In this selection from the Book of Ezekiel, we are told the story of the two sticks, signifying the joining of Joseph and Judah into one land of Israel. They will no longer be divided by the sins of idolatry or other transgressive differences, but will instead be united over a common love for God, who will in turn shepherd them through David.
That image of a reunited family as a bundle of sticks has stuck with me while going over today’s reading—evocative of a fasces—got me thinking about the reconciliation many of us are going through in Lent.
With the coming signs of Easter around the corner, the time seems appropriate for reconciliation.
This is not just in the sacrament. It is also in fixing lost connections with friends and family, connections lost for divisive reasons mentioned in the reading. And this reading got me to think of how much of our popular conception of rewiring those connections is that they arrive at the last minute before death—also partially inspired by the incoming theme of loss in Holy Week.
After all, is death really a motivator? At least when it comes to rewiring lost connections, I think it is only halfway there, and not an especially useful focus for conversation. For that, we should focus on what today’s reading outlines as a uniter, that being a sanctuary under God.

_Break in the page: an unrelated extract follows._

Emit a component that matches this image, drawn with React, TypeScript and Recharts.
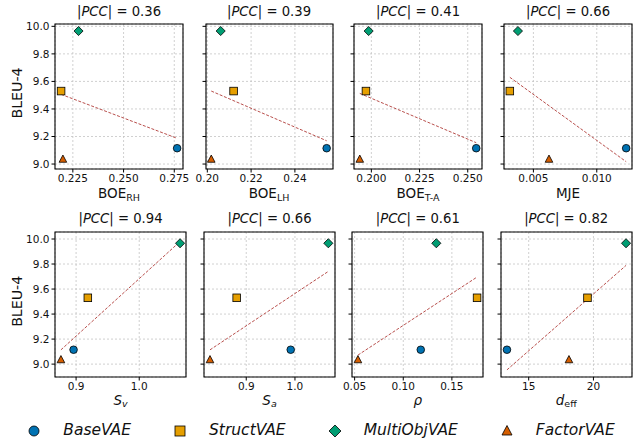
import { ScatterChart, Scatter, XAxis, YAxis, CartesianGrid, ReferenceArea } from "recharts";

const FONT = "'DejaVu Sans', Verdana, sans-serif";

// models in legend order
const models = ["BaseVAE", "StructVAE", "MultiObjVAE", "FactorVAE"];
const colors = ["#0072B2", "#E69F00", "#009E73", "#D55E00"];
const shapes = ["circle", "square", "diamond", "triangle"];

const bleu4 = [9.115, 9.53, 9.966, 9.035];
const bleuTicks = [9.0, 9.2, 9.4, 9.6, 9.8, 10.0];

// x metric per model (same order as models)
const boeRH = [0.2764, 0.2192, 0.2278, 0.2201];
const boeLH = [0.2545, 0.212, 0.2061, 0.2018];
const boeTA = [0.2544, 0.1972, 0.1986, 0.194];
const mje = [0.01232, 0.00314, 0.00378, 0.00623];
const sV = [0.896, 0.9186, 1.0647, 0.876];
const sA = [0.9913, 0.8804, 1.0685, 0.8256];
const rho = [0.118, 0.1759, 0.134, 0.0534];
const dEff = [13.32, 19.54, 22.52, 18.11];

const pcc = ["0.36", "0.39", "0.41", "0.66", "0.94", "0.66", "0.61", "0.82"];

// fitted line end points [x, bleu]
const fitRH = [[0.2192, 9.506], [0.2764, 9.187]];
const fitLH = [[0.2018, 9.53], [0.2545, 9.169]];
const fitTA = [[0.194, 9.513], [0.2544, 9.155]];
const fitMJE = [[0.00314, 9.63], [0.01232, 9.017]];
const fitSV = [[0.876, 9.114], [1.0647, 9.98]];
const fitSA = [[0.8256, 9.114], [1.0685, 9.741]];
const fitRho = [[0.0534, 9.072], [0.1759, 9.696]];
const fitDEff = [[13.32, 8.954], [22.52, 9.789]];

const ticksRH = [0.225, 0.25, 0.275];
const ticksLH = [0.2, 0.22, 0.24];
const ticksTA = [0.2, 0.225, 0.25];
const ticksMJE = [0.005, 0.01];
const ticksSV = [0.9, 1.0];
const ticksSA = [0.9, 1.0];
const ticksRho = [0.05, 0.1, 0.15];
const ticksDEff = [15, 20];

const TOP = { plotTop: 24, plotH: 145, yDomain: [8.964, 10.017], titleY: 16, labelY: 198.3 };
const BOTTOM = { plotTop: 232.3, plotH: 145, yDomain: [8.897, 10.056], titleY: 223, labelY: 405 };

const sub = (t: string, italic = false) => (
  <tspan fontSize={9.5} dy={2.3} fontStyle={italic ? "italic" : "normal"}>{t}</tspan>
);

const panels = [
  { xs: boeRH, fit: fitRH, row: TOP, col: 0, left: 55, width: 128, domain: [0.2162, 0.2793], ticks: ticksRH, digits: 3, label: <>BOE{sub("RH")}</> },
  { xs: boeLH, fit: fitLH, row: TOP, col: 1, left: 205.5, width: 127, domain: [0.1994, 0.2574], ticks: ticksLH, digits: 2, label: <>BOE{sub("LH")}</> },
  { xs: boeTA, fit: fitTA, row: TOP, col: 2, left: 354, width: 128, domain: [0.191, 0.2574], ticks: ticksTA, digits: 3, label: <>BOE{sub("T-A")}</> },
  { xs: mje, fit: fitMJE, row: TOP, col: 3, left: 504, width: 128, domain: [0.00268, 0.01278], ticks: ticksMJE, digits: 3, label: <>MJE</> },
  { xs: sV, fit: fitSV, row: BOTTOM, col: 0, left: 55, width: 131, domain: [0.8666, 1.0741], ticks: ticksSV, digits: 1, label: <tspan fontStyle="italic">S{sub("v", true)}</tspan> },
  { xs: sA, fit: fitSA, row: BOTTOM, col: 1, left: 204, width: 131, domain: [0.8133, 1.0822], ticks: ticksSA, digits: 1, label: <tspan fontStyle="italic">S{sub("a", true)}</tspan> },
  { xs: rho, fit: fitRho, row: BOTTOM, col: 2, left: 352.3, width: 131, domain: [0.0473, 0.182], ticks: ticksRho, digits: 2, label: <tspan fontStyle="italic">ρ</tspan> },
  { xs: dEff, fit: fitDEff, row: BOTTOM, col: 3, left: 500.7, width: 131, domain: [12.86, 22.98], ticks: ticksDEff, digits: 0, label: <><tspan fontStyle="italic">d</tspan>{sub("eff")}</> },
];

function Marker({ kind, cx, cy, size, color }: { kind: string; cx: number; cy: number; size: number; color: string }) {
  const h = size / 2;
  const common = { fill: color, stroke: "#000", strokeWidth: 0.8 };
  if (kind === "circle") return <circle cx={cx} cy={cy} r={h} {...common} />;
  if (kind === "square") return <rect x={cx - h} y={cy - h} width={size} height={size} {...common} />;
  if (kind === "diamond") {
    const d = size * 0.6;
    return <polygon points={`${cx},${cy - d} ${cx + d},${cy} ${cx},${cy + d} ${cx - d},${cy}`} {...common} />;
  }
  return <polygon points={`${cx},${cy - size * 0.55} ${cx + h},${cy + size * 0.4} ${cx - h},${cy + size * 0.4}`} {...common} />;
}

function Panel({ p }: { p: (typeof panels)[number] }) {
  const W = p.width + 50;
  const H = p.row.plotH + 40;
  const fitData = p.fit.map(([x, y]) => ({ x, y }));
  return (
    <div style={{ position: "absolute", left: p.left - 40, top: p.row.plotTop - 10 }}>
      <ScatterChart width={W} height={H} margin={{ top: 10, right: 10, bottom: 10, left: 4 }}>
        <CartesianGrid stroke="#c4c4c4" strokeDasharray="2 2" strokeWidth={0.8} />
        <XAxis
          type="number"
          dataKey="x"
          domain={p.domain}
          allowDataOverflow
          ticks={p.ticks}
          interval={0}
          height={20}
          tickSize={3.5}
          tickMargin={2}
          tickFormatter={(v: number) => v.toFixed(p.digits)}
          axisLine={false}
          tickLine={{ stroke: "#000" }}
          tick={{ fill: "#111", fontSize: 10.5, fontFamily: FONT }}
        />
        <YAxis
          type="number"
          dataKey="y"
          domain={p.row.yDomain}
          allowDataOverflow
          ticks={bleuTicks}
          interval={0}
          width={36}
          tickSize={3.5}
          tickMargin={2}
          tickFormatter={(v: number) => (p.col === 0 ? v.toFixed(1) : "")}
          axisLine={false}
          tickLine={{ stroke: "#000" }}
          tick={{ fill: "#111", fontSize: 10.5, fontFamily: FONT }}
        />
        <Scatter
          data={fitData}
          line={{ stroke: "#b9504d", strokeWidth: 1, strokeDasharray: "3 1.6" }}
          shape={() => <g />}
          isAnimationActive={false}
        />
        {models.map((m, i) => (
          <Scatter
            key={m}
            name={m}
            data={[{ x: p.xs[i], y: bleu4[i] }]}
            isAnimationActive={false}
            shape={(s: any) => <Marker kind={shapes[i]} cx={s.cx} cy={s.cy} size={7.6} color={colors[i]} />}
          />
        ))}
        <ReferenceArea
          x1={p.domain[0]}
          x2={p.domain[1]}
          y1={p.row.yDomain[0]}
          y2={p.row.yDomain[1]}
          fill="none"
          stroke="#000"
          strokeWidth={1.1}
          ifOverflow="visible"
        />
      </ScatterChart>
    </div>
  );
}

export default function App() {
  return (
    <div style={{ position: "absolute", left: 0, top: 0, width: 639, height: 439, background: "#fff", fontFamily: FONT }}>
      {panels.map((p, i) => (
        <Panel key={i} p={p} />
      ))}
      <svg width={639} height={439} style={{ position: "absolute", left: 0, top: 0, pointerEvents: "none" }} fontFamily={FONT} fill="#111">
        {panels.map((p, i) => {
          const cx = p.left + p.width / 2;
          return (
            <g key={i}>
              <text x={cx} y={p.row.titleY} textAnchor="middle" fontSize={13.2}>
                |<tspan fontStyle="italic">PCC</tspan>
                {`| = ${pcc[i]}`}
              </text>
              <text x={cx} y={p.row.labelY} textAnchor="middle" fontSize={13.5}>
                {p.label}
              </text>
            </g>
          );
        })}
        <text transform={`translate(21.8, ${TOP.plotTop + 69}) rotate(-90)`} textAnchor="middle" fontSize={14.2}>BLEU-4</text>
        <text transform={`translate(21.8, ${BOTTOM.plotTop + 69}) rotate(-90)`} textAnchor="middle" fontSize={14.2}>BLEU-4</text>
      </svg>
      <div style={{ position: "absolute", left: 28.3, top: 421.6, display: "flex", alignItems: "flex-start", height: 16, lineHeight: "16px", fontSize: 15.5, fontStyle: "italic", color: "#111" }}>
        {models.map((m, i) => (
          <div key={m} style={{ display: "flex", alignItems: "flex-start", marginRight: 43 }}>
            <svg width={12} height={14} style={{ marginTop: 3.4, marginRight: 23, overflow: "visible" }}>
              <Marker kind={shapes[i]} cx={6} cy={6} size={10} color={colors[i]} />
            </svg>
            <span>{m}</span>
          </div>
        ))}
      </div>
    </div>
  );
}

The joy of life is not to live secluded from everyone else for the most minute of differences so that we can get more from the table, so to speak. Life is better lived with a singular cause in mind, not with solitude in flesh. Our faith is and has always been based in community. With the coming signs of Easter around the corner, the time seems appropriate for reconciliation. It is an opportunity to bundle our sticks together, regardless of our divisions—be they from time or identity—and be brought back to the church.